Input for this task:
· · · · · · ·

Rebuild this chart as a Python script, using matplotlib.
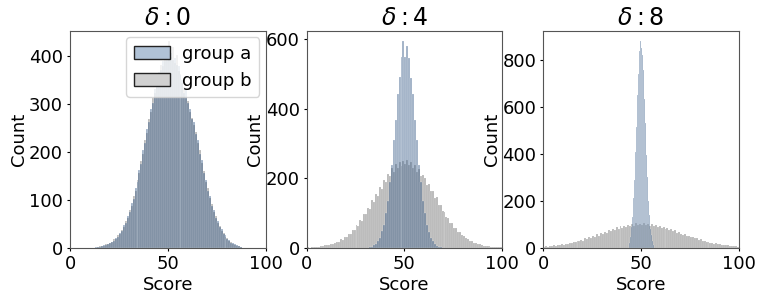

· · · · · · ·

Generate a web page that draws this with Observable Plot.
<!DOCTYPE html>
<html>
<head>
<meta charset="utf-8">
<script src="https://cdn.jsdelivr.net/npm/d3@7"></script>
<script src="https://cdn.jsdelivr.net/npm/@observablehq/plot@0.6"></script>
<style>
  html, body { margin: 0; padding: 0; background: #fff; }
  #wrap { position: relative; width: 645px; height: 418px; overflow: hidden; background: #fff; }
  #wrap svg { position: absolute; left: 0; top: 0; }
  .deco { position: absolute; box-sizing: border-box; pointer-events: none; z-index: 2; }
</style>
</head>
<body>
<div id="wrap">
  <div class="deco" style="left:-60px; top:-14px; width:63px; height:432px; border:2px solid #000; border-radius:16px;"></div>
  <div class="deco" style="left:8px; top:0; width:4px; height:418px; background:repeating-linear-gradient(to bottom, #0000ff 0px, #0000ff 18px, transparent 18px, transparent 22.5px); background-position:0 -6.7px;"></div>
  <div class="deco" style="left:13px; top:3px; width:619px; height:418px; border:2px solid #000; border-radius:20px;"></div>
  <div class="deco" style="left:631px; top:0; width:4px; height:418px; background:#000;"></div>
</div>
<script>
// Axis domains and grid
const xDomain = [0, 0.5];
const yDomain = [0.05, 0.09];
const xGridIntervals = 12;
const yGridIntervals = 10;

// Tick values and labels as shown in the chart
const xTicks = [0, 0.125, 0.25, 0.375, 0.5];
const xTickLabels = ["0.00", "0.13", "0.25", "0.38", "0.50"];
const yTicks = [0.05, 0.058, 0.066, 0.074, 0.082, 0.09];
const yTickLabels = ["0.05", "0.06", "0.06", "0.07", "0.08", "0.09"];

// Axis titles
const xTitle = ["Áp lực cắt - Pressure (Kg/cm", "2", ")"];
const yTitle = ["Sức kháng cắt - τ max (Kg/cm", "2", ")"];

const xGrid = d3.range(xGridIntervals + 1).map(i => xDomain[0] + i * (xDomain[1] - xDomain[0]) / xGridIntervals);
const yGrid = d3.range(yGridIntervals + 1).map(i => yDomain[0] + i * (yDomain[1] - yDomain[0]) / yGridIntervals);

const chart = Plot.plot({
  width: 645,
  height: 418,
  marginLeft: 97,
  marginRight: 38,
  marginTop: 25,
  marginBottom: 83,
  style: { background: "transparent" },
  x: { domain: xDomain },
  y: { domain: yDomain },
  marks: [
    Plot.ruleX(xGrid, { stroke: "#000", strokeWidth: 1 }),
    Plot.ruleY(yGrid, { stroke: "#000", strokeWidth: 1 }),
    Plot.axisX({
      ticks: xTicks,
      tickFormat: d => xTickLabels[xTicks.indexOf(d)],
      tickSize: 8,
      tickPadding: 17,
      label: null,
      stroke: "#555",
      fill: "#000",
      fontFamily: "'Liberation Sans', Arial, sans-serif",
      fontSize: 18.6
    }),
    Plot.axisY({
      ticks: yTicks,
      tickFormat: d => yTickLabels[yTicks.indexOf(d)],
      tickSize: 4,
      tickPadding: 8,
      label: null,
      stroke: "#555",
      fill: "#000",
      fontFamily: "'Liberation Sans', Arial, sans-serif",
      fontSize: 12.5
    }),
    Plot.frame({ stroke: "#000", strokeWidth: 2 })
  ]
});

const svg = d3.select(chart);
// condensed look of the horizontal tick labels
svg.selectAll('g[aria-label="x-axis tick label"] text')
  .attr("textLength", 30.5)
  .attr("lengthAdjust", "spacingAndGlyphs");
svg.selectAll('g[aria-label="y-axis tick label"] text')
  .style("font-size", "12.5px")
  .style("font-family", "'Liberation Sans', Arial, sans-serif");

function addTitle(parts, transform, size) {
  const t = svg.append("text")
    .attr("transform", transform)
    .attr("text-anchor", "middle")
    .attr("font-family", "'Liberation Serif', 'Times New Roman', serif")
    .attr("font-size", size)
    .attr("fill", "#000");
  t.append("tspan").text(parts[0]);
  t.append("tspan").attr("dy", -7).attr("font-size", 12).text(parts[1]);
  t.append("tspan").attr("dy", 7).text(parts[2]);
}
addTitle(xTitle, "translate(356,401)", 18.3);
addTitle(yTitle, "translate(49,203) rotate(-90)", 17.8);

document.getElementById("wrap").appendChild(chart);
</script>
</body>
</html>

· · · · · · ·

What to work on: Copy out each line that contains the word "script".

Exercise output:
Rebuild this chart as a Python script, using matplotlib.
<script src="https://cdn.jsdelivr.net/npm/d3@7"></script>
<script src="https://cdn.jsdelivr.net/npm/@observablehq/plot@0.6"></script>
<script>
</script>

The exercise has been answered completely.